_What is expected:_
Repeat the material verbatim. Images are excluded from the copy.

_Stored data:_
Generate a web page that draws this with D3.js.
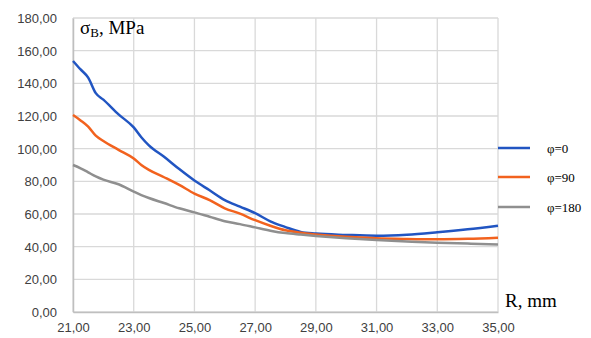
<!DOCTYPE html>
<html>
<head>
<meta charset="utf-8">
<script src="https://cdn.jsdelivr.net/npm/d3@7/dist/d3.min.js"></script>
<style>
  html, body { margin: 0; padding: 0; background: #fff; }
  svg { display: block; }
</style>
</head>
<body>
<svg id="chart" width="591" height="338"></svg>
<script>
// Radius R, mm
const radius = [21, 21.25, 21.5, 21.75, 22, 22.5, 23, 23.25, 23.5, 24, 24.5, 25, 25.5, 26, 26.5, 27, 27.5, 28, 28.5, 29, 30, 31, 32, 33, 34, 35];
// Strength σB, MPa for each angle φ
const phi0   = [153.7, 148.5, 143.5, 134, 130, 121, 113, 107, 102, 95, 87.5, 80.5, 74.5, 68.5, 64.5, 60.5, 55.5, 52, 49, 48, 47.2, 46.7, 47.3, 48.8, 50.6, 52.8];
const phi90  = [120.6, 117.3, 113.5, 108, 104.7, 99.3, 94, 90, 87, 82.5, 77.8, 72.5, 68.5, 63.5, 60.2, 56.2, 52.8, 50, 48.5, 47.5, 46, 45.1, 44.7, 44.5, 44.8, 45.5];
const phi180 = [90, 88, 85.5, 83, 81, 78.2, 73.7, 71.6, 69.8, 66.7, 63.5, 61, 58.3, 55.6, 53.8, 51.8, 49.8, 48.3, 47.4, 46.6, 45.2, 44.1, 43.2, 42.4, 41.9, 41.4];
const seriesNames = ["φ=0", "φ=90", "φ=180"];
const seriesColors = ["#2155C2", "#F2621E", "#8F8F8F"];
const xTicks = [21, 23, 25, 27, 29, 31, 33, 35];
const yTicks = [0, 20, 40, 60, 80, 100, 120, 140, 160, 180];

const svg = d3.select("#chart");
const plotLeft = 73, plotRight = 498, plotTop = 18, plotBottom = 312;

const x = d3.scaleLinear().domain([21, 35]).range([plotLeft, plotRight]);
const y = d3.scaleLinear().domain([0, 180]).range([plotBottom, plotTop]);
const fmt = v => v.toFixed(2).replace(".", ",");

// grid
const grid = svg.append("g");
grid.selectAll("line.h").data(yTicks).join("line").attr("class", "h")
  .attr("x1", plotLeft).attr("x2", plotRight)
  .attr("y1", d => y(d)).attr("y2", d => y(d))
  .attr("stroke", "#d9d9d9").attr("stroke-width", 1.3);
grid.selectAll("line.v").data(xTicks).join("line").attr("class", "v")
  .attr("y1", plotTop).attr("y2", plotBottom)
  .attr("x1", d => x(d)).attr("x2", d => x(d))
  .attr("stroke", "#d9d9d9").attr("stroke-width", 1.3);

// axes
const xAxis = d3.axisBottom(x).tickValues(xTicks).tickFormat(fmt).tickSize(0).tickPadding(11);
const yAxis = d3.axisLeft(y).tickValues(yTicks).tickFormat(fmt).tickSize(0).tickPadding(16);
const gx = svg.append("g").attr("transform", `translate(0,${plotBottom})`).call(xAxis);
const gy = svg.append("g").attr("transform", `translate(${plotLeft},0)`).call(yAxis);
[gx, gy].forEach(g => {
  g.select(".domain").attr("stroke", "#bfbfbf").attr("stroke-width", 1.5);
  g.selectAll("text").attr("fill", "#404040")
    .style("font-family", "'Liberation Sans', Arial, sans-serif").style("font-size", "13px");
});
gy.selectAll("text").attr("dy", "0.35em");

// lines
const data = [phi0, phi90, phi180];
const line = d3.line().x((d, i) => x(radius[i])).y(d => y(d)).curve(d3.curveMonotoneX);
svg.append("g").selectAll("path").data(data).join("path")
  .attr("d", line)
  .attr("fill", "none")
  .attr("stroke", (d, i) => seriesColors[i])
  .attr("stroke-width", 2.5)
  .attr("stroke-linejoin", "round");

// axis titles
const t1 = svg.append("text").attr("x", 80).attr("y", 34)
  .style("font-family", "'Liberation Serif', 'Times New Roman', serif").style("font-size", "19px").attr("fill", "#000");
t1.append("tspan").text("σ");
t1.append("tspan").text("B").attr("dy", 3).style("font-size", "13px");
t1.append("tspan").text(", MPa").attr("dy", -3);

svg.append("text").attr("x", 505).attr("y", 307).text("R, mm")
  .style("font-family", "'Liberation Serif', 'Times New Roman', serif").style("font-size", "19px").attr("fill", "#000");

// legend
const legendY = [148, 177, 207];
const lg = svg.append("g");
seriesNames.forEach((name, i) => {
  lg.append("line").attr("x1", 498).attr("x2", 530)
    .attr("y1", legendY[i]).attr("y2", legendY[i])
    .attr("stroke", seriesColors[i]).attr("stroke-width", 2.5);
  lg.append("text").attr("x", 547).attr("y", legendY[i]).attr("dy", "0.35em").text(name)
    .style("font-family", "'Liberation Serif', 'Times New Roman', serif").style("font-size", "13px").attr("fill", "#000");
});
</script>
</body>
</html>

_Final result:_
Generate a web page that draws this with D3.js.
<!DOCTYPE html>
<html>
<head>
<meta charset="utf-8">
<script src="https://cdn.jsdelivr.net/npm/d3@7/dist/d3.min.js"></script>
<style>
  html, body { margin: 0; padding: 0; background: #fff; }
  svg { display: block; }
</style>
</head>
<body>
<svg id="chart" width="591" height="338"></svg>
<script>
// Radius R, mm
const radius = [21, 21.25, 21.5, 21.75, 22, 22.5, 23, 23.25, 23.5, 24, 24.5, 25, 25.5, 26, 26.5, 27, 27.5, 28, 28.5, 29, 30, 31, 32, 33, 34, 35];
// Strength σB, MPa for each angle φ
const phi0   = [153.7, 148.5, 143.5, 134, 130, 121, 113, 107, 102, 95, 87.5, 80.5, 74.5, 68.5, 64.5, 60.5, 55.5, 52, 49, 48, 47.2, 46.7, 47.3, 48.8, 50.6, 52.8];
const phi90  = [120.6, 117.3, 113.5, 108, 104.7, 99.3, 94, 90, 87, 82.5, 77.8, 72.5, 68.5, 63.5, 60.2, 56.2, 52.8, 50, 48.5, 47.5, 46, 45.1, 44.7, 44.5, 44.8, 45.5];
const phi180 = [90, 88, 85.5, 83, 81, 78.2, 73.7, 71.6, 69.8, 66.7, 63.5, 61, 58.3, 55.6, 53.8, 51.8, 49.8, 48.3, 47.4, 46.6, 45.2, 44.1, 43.2, 42.4, 41.9, 41.4];
const seriesNames = ["φ=0", "φ=90", "φ=180"];
const seriesColors = ["#2155C2", "#F2621E", "#8F8F8F"];
const xTicks = [21, 23, 25, 27, 29, 31, 33, 35];
const yTicks = [0, 20, 40, 60, 80, 100, 120, 140, 160, 180];

const svg = d3.select("#chart");
const plotLeft = 73, plotRight = 498, plotTop = 18, plotBottom = 312;

const x = d3.scaleLinear().domain([21, 35]).range([plotLeft, plotRight]);
const y = d3.scaleLinear().domain([0, 180]).range([plotBottom, plotTop]);
const fmt = v => v.toFixed(2).replace(".", ",");

// grid
const grid = svg.append("g");
grid.selectAll("line.h").data(yTicks).join("line").attr("class", "h")
  .attr("x1", plotLeft).attr("x2", plotRight)
  .attr("y1", d => y(d)).attr("y2", d => y(d))
  .attr("stroke", "#d9d9d9").attr("stroke-width", 1.3);
grid.selectAll("line.v").data(xTicks).join("line").attr("class", "v")
  .attr("y1", plotTop).attr("y2", plotBottom)
  .attr("x1", d => x(d)).attr("x2", d => x(d))
  .attr("stroke", "#d9d9d9").attr("stroke-width", 1.3);

// axes
const xAxis = d3.axisBottom(x).tickValues(xTicks).tickFormat(fmt).tickSize(0).tickPadding(11);
const yAxis = d3.axisLeft(y).tickValues(yTicks).tickFormat(fmt).tickSize(0).tickPadding(16);
const gx = svg.append("g").attr("transform", `translate(0,${plotBottom})`).call(xAxis);
const gy = svg.append("g").attr("transform", `translate(${plotLeft},0)`).call(yAxis);
[gx, gy].forEach(g => {
  g.select(".domain").attr("stroke", "#bfbfbf").attr("stroke-width", 1.5);
  g.selectAll("text").attr("fill", "#404040")
    .style("font-family", "'Liberation Sans', Arial, sans-serif").style("font-size", "13px");
});
gy.selectAll("text").attr("dy", "0.35em");

// lines
const data = [phi0, phi90, phi180];
const line = d3.line().x((d, i) => x(radius[i])).y(d => y(d)).curve(d3.curveMonotoneX);
svg.append("g").selectAll("path").data(data).join("path")
  .attr("d", line)
  .attr("fill", "none")
  .attr("stroke", (d, i) => seriesColors[i])
  .attr("stroke-width", 2.5)
  .attr("stroke-linejoin", "round");

// axis titles
const t1 = svg.append("text").attr("x", 80).attr("y", 34)
  .style("font-family", "'Liberation Serif', 'Times New Roman', serif").style("font-size", "19px").attr("fill", "#000");
t1.append("tspan").text("σ");
t1.append("tspan").text("B").attr("dy", 3).style("font-size", "13px");
t1.append("tspan").text(", MPa").attr("dy", -3);

svg.append("text").attr("x", 505).attr("y", 307).text("R, mm")
  .style("font-family", "'Liberation Serif', 'Times New Roman', serif").style("font-size", "19px").attr("fill", "#000");

// legend
const legendY = [148, 177, 207];
const lg = svg.append("g");
seriesNames.forEach((name, i) => {
  lg.append("line").attr("x1", 498).attr("x2", 530)
    .attr("y1", legendY[i]).attr("y2", legendY[i])
    .attr("stroke", seriesColors[i]).attr("stroke-width", 2.5);
  lg.append("text").attr("x", 547).attr("y", legendY[i]).attr("dy", "0.35em").text(name)
    .style("font-family", "'Liberation Serif', 'Times New Roman', serif").style("font-size", "13px").attr("fill", "#000");
});
</script>
</body>
</html>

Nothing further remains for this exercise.